Why DevOps Engineers Should Know Go
Golang came onto the tech scene by the end of 2009 and slowly established it’s position as one of the major players in the DevOps world. Today, let’s delve into why investing your time into learning Golang (Go) will pay off tenfold.
Most of the DevOps tools are written in Golang
The very first, never released to the public, version of Docker was written in Python – but, the initial release was made using one of the initial (!) versions of Go. Kubernetes – all done in Go. Hashicorp’s Terraform and Vault – all done in Go. Prometheus, Helm, Loki, Grafana – you know it – Go!
Go is insanely powerful and works super well on the full variety of platforms – in Docker’s case, it was Linux, with which Go binds perfectly.

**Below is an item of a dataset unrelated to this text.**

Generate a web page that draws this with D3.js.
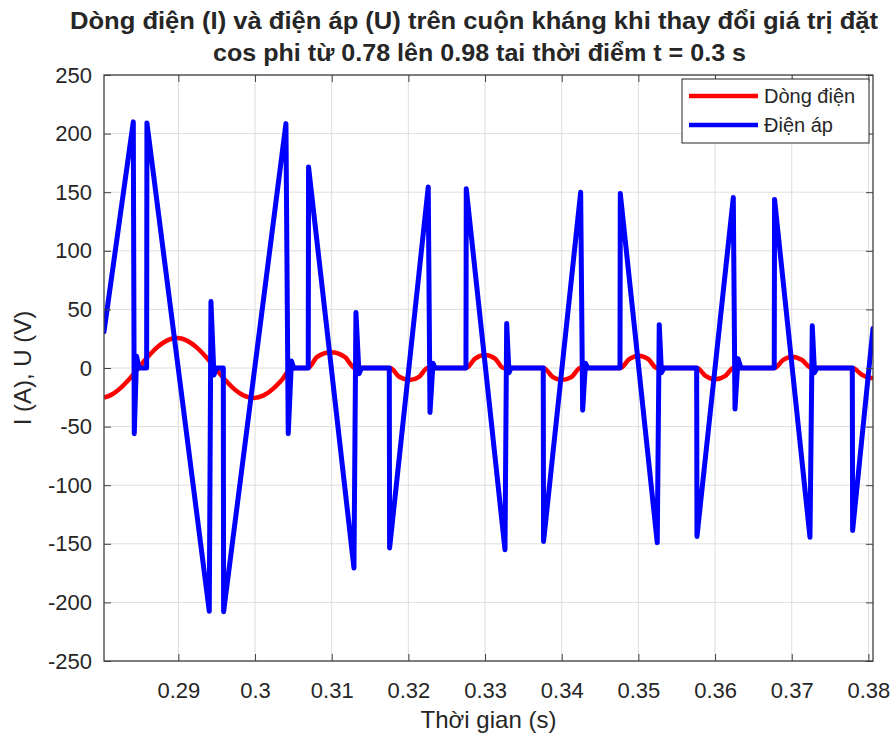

By default, it helps you to divide your code into small packages, that are extremely easy to re-implement into new software.
If you don’t want to use Kubernetes or something similar to load-balance your app, you can write your own load balancer using channels and it will be stable enough to use in a production environment. The whole load balancer can be done in less than 40 lines of code, without using ANY third-party packages!
Go might be your next choice for scripting
Following an amazing talk by Ignat Korchagin @ GopherCon UK 2019 about using Go as a scripting language in Linux, you can see how you can use Go as your next big thing for scripting. Introducing type safety, simple syntax and great speed, you can do a lot of things you’d normally do with Bash scripts but make it nice, understandable and testable by anyone.
Cli? Let’s Go!
Always wanted to write a Command Line Interface? Maybe you want to fetch data from Wiki without leaving your glorious terminal (I know I do), Go is a great choice to write a CLI in – either by using a standard library or one of the great packages like Urfave’s CLI or Spf13’s Cobra – both are true & tested in battle by many!
Want extra colour? Use aurora for those ANSI colours in your terminal! Need to do any REST calls from within your app? Everything is already built-in and waits to be used!
Go by default encourages their developers to write and maintain the documentation for their packages. Starting with godoc – which is an inbuilt mechanism that generates documentation from your code in either HTML or plain text – and ending on the way the documentation itself is written – take net/http package documentation.
No more need for googling for that one code snippet or spending countless hours on YouTube and watching tutorials. The language-level docs are written in a way where every word matters. It takes a second to get accustomed to it, but after a while, you don’t spend hours reading pages of documentation (looking at you, Java!). Instead, you get no-nonsense, straight to the point documents explaining how everything works.
Does basically everything
Http server? Check.
Generating images? Check.
Race Detection? Check.
Going low-level and incorporating C? Check.
Web Assembly? Check!
And that’s all done with Go native libraries. Option grows as we go (no pun intended!) – from Chrome drivers to in-terminal games, finishing on full integration with gRPC. Heck, you can transpile your Go code to do Front-End (if you’re brave enough!).
Also – microcontrollers? Check!
Written by legends
Golang began its life as a brainchild of Robert Griesemer, Rob Pike and Ken Thompson. Just to give you a quick history lesson:
* Mr Pike was part of a team that developed the Unix system, was co-developer for Bilt graphical terminal and wrote the first window system for Unix in 1981 AND created “sam” and “acme” text editors;
* Mr Thompson designed and implemented the original Unix system, invented the B programming language – which is the direct predecessor to the C programming language – and was working with Mr Pike on Plan 9 from Bell Labs.
As you can see, the power of Go comes with literally years (one might say decades) of experience from very low-level tools. That might be scary, but it’s not. All three wanted to create a language that will have all the power – but no problems (such as very hard-to-understand syntax) – of C. And you can feel it writing Go.
And last, but not least – Go is fun. The syntax, the ease of concurrency, garbage collector, hacking the language for your own purposes, and so much more.
Although Go has no in-built library for user interfaces, thanks to magicians like Elias Naur and his absolutely, insanely amazing Gio we’re even closer to getting a full-blown UI engine – just wait!
Ok, I’m sold. Sign me up! How can I start?
Best way? Go to golang.org and get a binary specific for your operating system. Or, if you want to probe and see if you like it – check out the May 2020 DevOps Playground and A Tour of Go. The Playground will allow you to check everything that Go has to offer, whereas A Tour of Go will lead you into the nitty-gritty of the language in the safe environment of your browser!
Well, all that’s left to say is, Go!